"La familia invisible de la banqueta"
Gabriel Mercado
Las palmas negras, dientes carcomidos, pies descalzos, liendres, estómagos vacíos, sonrisas sinceras, muy sinceras.
No hay que viajar lejos para ser testigos del problema del hambre y pobreza en el mundo, tan sólo basta aprender a mirar: bajar la vista al piso, y ver esas palmas mirando al cielo, los ojos cansados, implorando.
La mayoría de las personas cambian la banqueta por la calle en ciertas esquinas del centro, aquellas donde "algo" les estorba el paso. Retoman la banqueta una vez que el camino queda libre.
Michelle, Joel y Roberta, tres pequeños de cinco, dos y siete años de edad, yacen en el piso, de lunes a domingo, prácticamente desde las siete de la mañana a cuatro de la tarde, en Ángel Flores, entre Álvaro Obregón y Juan Carrasco. Su madre, Juana, de 38 años, está junto a ellos en el suelo. Pide ayuda agitando un vaso blanco o con la mano desnuda, mirando directo al rostro a cualquiera que pase por ahí, los demás desvían la mirada, no la notan, ni a ella ni a sus pequeños.
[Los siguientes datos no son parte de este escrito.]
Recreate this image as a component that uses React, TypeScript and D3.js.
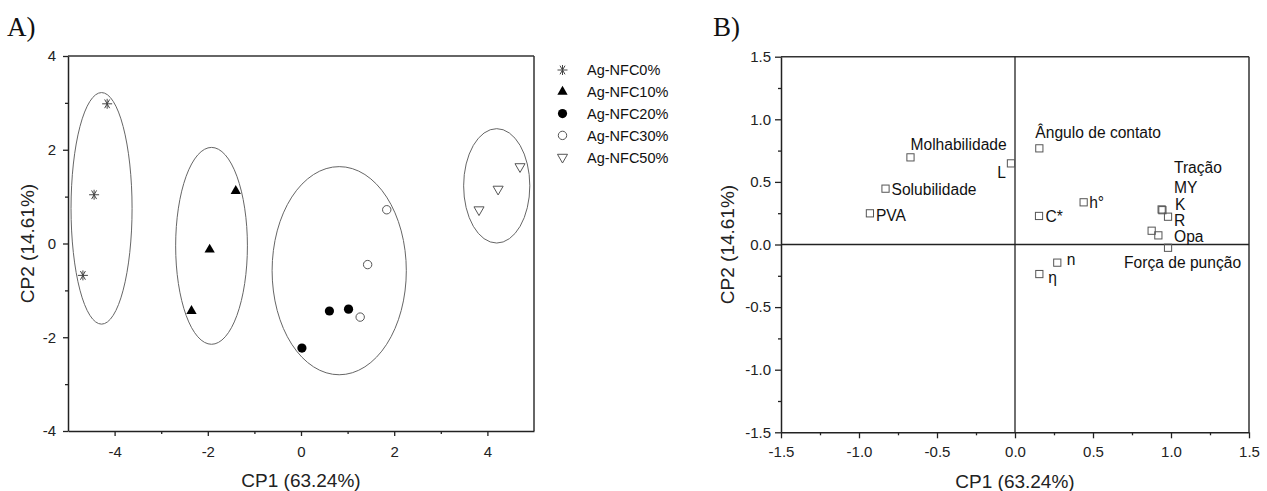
import React, { useEffect, useRef } from "react";
import * as d3 from "d3";

// ---------- Panel A data (scores) ----------
const groupNames = ["Ag-NFC0%", "Ag-NFC10%", "Ag-NFC20%", "Ag-NFC30%", "Ag-NFC50%"];
const nfc0CP1 = [-4.16, -4.44, -4.68];
const nfc0CP2 = [2.98, 1.04, -0.68];
const nfc10CP1 = [-1.4, -1.96, -2.35];
const nfc10CP2 = [1.12, -0.13, -1.44];
const nfc20CP1 = [0.02, 0.61, 1.02];
const nfc20CP2 = [-2.23, -1.44, -1.4];
const nfc30CP1 = [1.84, 1.43, 1.27];
const nfc30CP2 = [0.72, -0.45, -1.57];
const nfc50CP1 = [4.7, 4.23, 3.82];
const nfc50CP2 = [1.64, 1.16, 0.72];

// confidence ellipses (centre and semi-axes in data units)
const ellipseCx = [-4.28, -1.92, 0.82, 4.2];
const ellipseCy = [0.75, -0.05, -0.58, 1.23];
const ellipseRx = [0.655, 0.77, 1.44, 0.71];
const ellipseRy = [2.47, 2.1, 2.22, 1.22];

const xTicksA = [-4, -2, 0, 2, 4];
const xMinorA = [-3, -1, 1, 3];
const yTicksA = [-4, -2, 0, 2, 4];
const yMinorA = [-3, -1, 1, 3];

// ---------- Panel B data (loadings) ----------
const varNames = [
  "Molhabilidade", "Solubilidade", "PVA", "L", "Ângulo de contato", "C*", "h°", "n", "η",
  "Tração", "MY", "K", "R", "Opa", "Força de punção",
];
const loadCP1 = [-0.67, -0.83, -0.93, -0.026, 0.156, 0.154, 0.44, 0.271, 0.156, 0.94, 0.945, 0.981, 0.876, 0.919, 0.981];
const loadCP2 = [0.696, 0.446, 0.249, 0.648, 0.768, 0.228, 0.337, -0.145, -0.236, 0.28, 0.274, 0.222, 0.11, 0.073, -0.026];

// label layout (pixel offsets from marker, anchor)
const labelDx = [0, 6, 6, -5, -4, 6.5, 5.5, 9.5, 9, 12.3, 11.5, 7, 22.3, 15.7, -44];
const labelDy = [-7, 6.5, 8, 15, -10, 6, 6, 2.5, 9, -36, -17.5, -6.7, -4.7, 6.7, 20.6];
const labelAnchor = ["start", "start", "start", "end", "start", "start", "start", "start", "start", "start", "start", "start", "start", "start", "start"];

const xTicksB = [-1.5, -1.0, -0.5, 0.0, 0.5, 1.0, 1.5];
const xMinorB = [-1.25, -0.75, -0.25, 0.25, 0.75, 1.25];
const yTicksB = [-1.5, -1.0, -0.5, 0.0, 0.5, 1.0, 1.5];
const yMinorB = [-1.25, -0.75, -0.25, 0.25, 0.75, 1.25];

const SANS = "'Liberation Sans', Arial, sans-serif";
const SERIF = "'Liberation Serif', 'Times New Roman', serif";

function asteriskPath(r: number) {
  const parts: string[] = [];
  [0, 60, 120].forEach((a) => {
    const t = (a * Math.PI) / 180;
    const dx = r * Math.cos(t), dy = r * Math.sin(t);
    parts.push(`M${-dx},${-dy}L${dx},${dy}`);
  });
  parts.push(`M0,${-r}L0,${r}`);
  return parts.join("");
}

function drawMarker(g: any, kind: number, x: number, y: number) {
  if (kind === 0) {
    g.append("path").attr("d", asteriskPath(5)).attr("transform", `translate(${x},${y})`)
      .attr("stroke", "#444").attr("stroke-width", 1).attr("fill", "none");
  } else if (kind === 1) {
    g.append("path").attr("d", d3.symbol(d3.symbolTriangle, 46)()).attr("transform", `translate(${x},${y})`)
      .attr("fill", "#000");
  } else if (kind === 2) {
    g.append("circle").attr("cx", x).attr("cy", y).attr("r", 4.6).attr("fill", "#000");
  } else if (kind === 3) {
    g.append("circle").attr("cx", x).attr("cy", y).attr("r", 4.2).attr("fill", "#fff")
      .attr("stroke", "#555").attr("stroke-width", 1);
  } else {
    g.append("path").attr("d", d3.symbol(d3.symbolTriangle, 44)()).attr("transform", `translate(${x},${y}) rotate(180)`)
      .attr("fill", "#fff").attr("stroke", "#555").attr("stroke-width", 1);
  }
}

function styleAxis(g: any, fontSize: number) {
  g.select(".domain").attr("stroke", "#222").attr("stroke-width", 1.5);
  g.selectAll(".tick line").attr("stroke", "#222").attr("stroke-width", 1.3);
  g.selectAll(".tick text").attr("fill", "#222").style("font-family", SANS).style("font-size", `${fontSize}px`);
}

function drawA(svg: any) {
  const x = d3.scaleLinear().domain([-5, 5]).range([68, 534]);
  const y = d3.scaleLinear().domain([-4, 4]).range([431, 56]);
  const g = svg.append("g");

  // frame top/right
  g.append("line").attr("x1", x(-5)).attr("x2", x(5)).attr("y1", y(4)).attr("y2", y(4)).attr("stroke", "#333").attr("stroke-width", 1.5);
  g.append("line").attr("x1", x(5)).attr("x2", x(5)).attr("y1", y(4)).attr("y2", y(-4)).attr("stroke", "#333").attr("stroke-width", 1.5);

  const fmt = (d: any) => String(d);
  const xa = g.append("g").attr("transform", `translate(0,${y(-4)})`)
    .call(d3.axisBottom(x).tickValues(xTicksA).tickSize(5).tickSizeOuter(0).tickPadding(10).tickFormat(fmt));
  styleAxis(xa, 15);
  const xm = g.append("g").attr("transform", `translate(0,${y(-4)})`)
    .call(d3.axisBottom(x).tickValues(xMinorA).tickSize(3).tickSizeOuter(0).tickFormat(() => ""));
  xm.select(".domain").remove(); styleAxis(xm, 15);
  const ya = g.append("g").attr("transform", `translate(${x(-5)},0)`)
    .call(d3.axisLeft(y).tickValues(yTicksA).tickSize(5).tickSizeOuter(0).tickPadding(7).tickFormat(fmt));
  styleAxis(ya, 15);
  const ym = g.append("g").attr("transform", `translate(${x(-5)},0)`)
    .call(d3.axisLeft(y).tickValues(yMinorA).tickSize(3).tickSizeOuter(0).tickFormat(() => ""));
  ym.select(".domain").remove(); styleAxis(ym, 15);

  // ellipses
  ellipseCx.forEach((cx, i) => {
    g.append("ellipse").attr("cx", x(cx)).attr("cy", y(ellipseCy[i]))
      .attr("rx", x(cx + ellipseRx[i]) - x(cx)).attr("ry", y(ellipseCy[i]) - y(ellipseCy[i] + ellipseRy[i]))
      .attr("fill", "none").attr("stroke", "#666").attr("stroke-width", 1);
  });

  const series = [
    [nfc0CP1, nfc0CP2], [nfc10CP1, nfc10CP2], [nfc20CP1, nfc20CP2], [nfc30CP1, nfc30CP2], [nfc50CP1, nfc50CP2],
  ];
  series.forEach(([xs, ys], k) => {
    xs.forEach((v, i) => drawMarker(g, k, x(v), y(ys[i])));
  });

  // legend
  groupNames.forEach((name, k) => {
    const ly = 70 + k * 21.8;
    drawMarker(g, k, 562.5, ly);
    g.append("text").attr("x", 587).attr("y", ly + 5.3).text(name)
      .style("font-family", SANS).style("font-size", "14.5px").attr("fill", "#111");
  });

  g.append("text").attr("x", (x(-5) + x(5)) / 2).attr("y", 487).attr("text-anchor", "middle")
    .text("CP1 (63.24%)").style("font-family", SANS).style("font-size", "19px").attr("fill", "#222");
  g.append("text").attr("transform", `translate(34,${(y(4) + y(-4)) / 2}) rotate(-90)`).attr("text-anchor", "middle")
    .text("CP2 (14.61%)").style("font-family", SANS).style("font-size", "19px").attr("fill", "#222");
  g.append("text").attr("x", 7).attr("y", 36).text("A)")
    .style("font-family", SERIF).style("font-size", "27px").attr("fill", "#111");
}

function drawB(svg: any) {
  const x = d3.scaleLinear().domain([-1.5, 1.5]).range([781, 1249]);
  const y = d3.scaleLinear().domain([-1.5, 1.5]).range([432.3, 56.7]);
  const g = svg.append("g");

  g.append("line").attr("x1", x(-1.5)).attr("x2", x(1.5)).attr("y1", y(1.5)).attr("y2", y(1.5)).attr("stroke", "#333").attr("stroke-width", 1.5);
  g.append("line").attr("x1", x(1.5)).attr("x2", x(1.5)).attr("y1", y(1.5)).attr("y2", y(-1.5)).attr("stroke", "#333").attr("stroke-width", 1.5);
  // zero lines
  g.append("line").attr("x1", x(-1.5)).attr("x2", x(1.5)).attr("y1", y(0)).attr("y2", y(0)).attr("stroke", "#222").attr("stroke-width", 1.3);
  g.append("line").attr("x1", x(0)).attr("x2", x(0)).attr("y1", y(1.5)).attr("y2", y(-1.5)).attr("stroke", "#222").attr("stroke-width", 1.3);

  const fmt = (d: any) => d3.format(".1f")(d).replace("−", "-");
  const xa = g.append("g").attr("transform", `translate(0,${y(-1.5)})`)
    .call(d3.axisBottom(x).tickValues(xTicksB).tickSize(6).tickSizeOuter(0).tickPadding(8).tickFormat(fmt));
  styleAxis(xa, 15);
  const xm = g.append("g").attr("transform", `translate(0,${y(-1.5)})`)
    .call(d3.axisBottom(x).tickValues(xMinorB).tickSize(3).tickSizeOuter(0).tickFormat(() => ""));
  xm.select(".domain").remove(); styleAxis(xm, 15);
  const ya = g.append("g").attr("transform", `translate(${x(-1.5)},0)`)
    .call(d3.axisLeft(y).tickValues(yTicksB).tickSize(6).tickSizeOuter(0).tickPadding(4).tickFormat(fmt));
  styleAxis(ya, 15);
  const ym = g.append("g").attr("transform", `translate(${x(-1.5)},0)`)
    .call(d3.axisLeft(y).tickValues(yMinorB).tickSize(3).tickSizeOuter(0).tickFormat(() => ""));
  ym.select(".domain").remove(); styleAxis(ym, 15);

  varNames.forEach((name, i) => {
    const px = x(loadCP1[i]), py = y(loadCP2[i]);
    g.append("rect").attr("x", px - 3.6).attr("y", py - 3.6).attr("width", 7.2).attr("height", 7.2)
      .attr("fill", "none").attr("stroke", "#555").attr("stroke-width", 1);
    g.append("text").attr("x", px + labelDx[i]).attr("y", py + labelDy[i]).attr("text-anchor", labelAnchor[i])
      .text(name).style("font-family", SANS).style("font-size", "15.6px").attr("fill", "#111");
  });

  g.append("text").attr("x", (x(-1.5) + x(1.5)) / 2).attr("y", 488).attr("text-anchor", "middle")
    .text("CP1 (63.24%)").style("font-family", SANS).style("font-size", "19px").attr("fill", "#222");
  g.append("text").attr("transform", `translate(734,${(y(1.5) + y(-1.5)) / 2}) rotate(-90)`).attr("text-anchor", "middle")
    .text("CP2 (14.61%)").style("font-family", SANS).style("font-size", "19px").attr("fill", "#222");
  g.append("text").attr("x", 713).attr("y", 36).text("B)")
    .style("font-family", SERIF).style("font-size", "27px").attr("fill", "#111");
}

export default function App() {
  const ref = useRef<SVGSVGElement>(null);
  useEffect(() => {
    const svg = d3.select(ref.current);
    svg.selectAll("*").remove();
    drawA(svg);
    drawB(svg);
  }, []);
  return (
    <svg
      ref={ref}
      width={1267}
      height={491}
      style={{ position: "absolute", left: 0, top: 0, background: "#fff" }}
    />
  );
}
Joel se desprende del cuerpo de su madre cada vez que el calor de la ciudad lo invade; se incorpora y comienza a caminar hacia atrás, jugando, con una cara pícara mira a su mamá mientras se aleja.
Michelle se emociona y le sigue, en unos diez pasitos más terminan dentro del negocio de telas Parisina, justo en la entrada, donde se siente el aire fresco saliendo del marco de la puerta.
Una vez adentro, vuelven al piso. Juegan arrastrándose sin alejarse de ese gran ventilador que les ayuda a asimilar la tarde. Su madre se levanta y deja ver sus pies desnudos. Sus pasos la llevan a sus pequeños. Los toma, los saca de la tienda y los regresa al piso de adoquín, regresan a esa esquina, su segundo hogar.
Los pequeños hablan poco español, su lengua natal es el mixteco. Hicieron el viaje desde Huajuapan, Oaxaca, hace tres meses.
Su primer hogar está en Villa Juárez, donde rentan una casita. Se vinieron de esa comunidad a Sinaloa. Juana acompañando a su esposo, su hermana y cuñado, ellos con otros dos hijos, huyendo de la pobreza y el desempleo, para encontrar aquí esa misma realidad.
Además de estirar la mano, la mujer trae consigo estampas de Cristo, pulseras ganchos para la ropa y otras chácharas, que un señor, dice, se las da. Nada se le vende, y entre el alimento y los pañales del pequeño se le van los 100 pesos que llega a sacar al día de las limosnas.
Los otros familiares circulan por el centro, caminando por las calles, vendiendo frituras, chicles, así deambulando, sacan el sustento.
Juana tiene también por un lado una botella de Ibuprofeno líquido, para darle una probada a Joel cuando siente que le da la calentura.
"Me salió muy caro", dice, en 34 pesos.
"Tiene lombrices", añade.
Si lo ve malo, nada más junta algo de dinero y corre al consultorio de enfrente para revisarlo.
Los pequeños no se saben los números, dicen que no van a la escuela. Juana asegura que los trae con ella porque no tuvieron clases.
Algunos sí los notan. Un par de culichis se detienen y les regalan alimento. Los pequeños se emocionan y se apuran a tratar de saciar su hambre, entonces algo sucede, Joel y Michelle adoptan un juguete nuevo: un vaso de cartón vacío se convierte en pelota, lo lanzan entre ellos, los entretiene la tapa, el popote, lo hacen un instrumento musical, le sacan ruidos, lo miran, se atacan de la risa.
Eso hasta que naturalmente los hermanos terminan en pleito, la mamá los reprende, y procede a cambiarle el pañal a Joel, quien ríe de pie, meneando las caderas con los pantalones abajo.
Los hermanos ahí comen, ahí duermen, ahí juegan. El ritmo de su día nada tiene que ver con la cantidad de pasos que los rodean, las miradas evasivas, los corazones no perciben.